The winner of the Republican primary for justice of the peace in District 6 will take his position on the Quorum Court in January.

Republicans Brian Armas and Jim Kibat are seeking to replace Pat Adams of Rogers, who didn't seek reelection. No Democrat filed in the race.

Brian Armas

Age: 40

Residency: Lives outside the Pea Ridge city limits. He has lived in the district since 2004

Employment: Owns Lightfly Creative — a marketing firm — and a screen printing business

Education: Attended Southwestern Assemblies of God University in Waxahachie, Texas; graduated Pine Tree High School in Longview, Texas

Political Experience: None

Jim Kibat

Age: 71

Residency: Rogers.
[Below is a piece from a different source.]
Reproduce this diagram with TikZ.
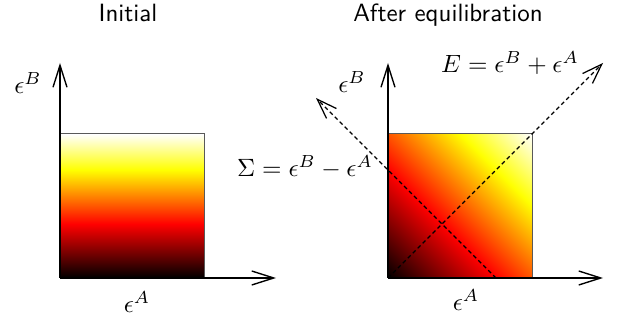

He has lived in the district since 1995

Employment: Retired from Rogers Police Department in 2002. He ran Integrity First, a private polygraph company, from 2002 to 2009 and was a civilian investigator for the Arkansas State Police Crimes Against Children Unit from 2009 to 2014.

Education: Associate’s degree in law enforcement, Iowa Western Community College, Council Bluffs, Iowa

Political Experience: None

District 6 includes a small part of north Rogers from U.S. 62 extending north through all of Little Flock and Pea Ridge up to the Missouri state line. It includes a part of Bentonville from Interstate 49 east along U.S. 62 to Avoca.

Armas, of Pea Ridge, summed up the county's needs in a single word: facilities.

"Benton County still must address the need for an improved courts facility that can serve the county well for the next 50 to 75 years," he said. "The need for a new jail is also something the court will and must address."

Both short-term and long-term solutions are needed, he said.

"This will all be affected by the new census numbers coming in next year, which will show greater population growth in incorporated areas of the county -- thus giving the county a smaller piece of the pie from which to fund these facilities," he said.

Armas said he is the best candidate because he will listen to his constituents, represent the will of the people and inform the public of issues that affect them.

Kibat, of Rogers, is a former detective in the Rogers Police Department and is an Air Force veteran.

Areas the Quorum Court needs to address are public safety, roads and bridges and securing a new courthouse, Kibat said.

The county needs to ensure first responders are adequately manned, properly trained and sufficiently financed, he said. The county needs an updated master plan to maintain and expand roadways, and the downtown courthouse is outdated and inadequate, he said.

"The citizens should not be sent hither and yon just to attend court or do business at the courthouse. We need to centralize the services of the county offices," he said.

His government experience as a law enforcement officer makes him a good candidate, Kibat said. He is also familiar with budgets, personnel and facilities management having served on church deacon boards and on the board of a private school, he said.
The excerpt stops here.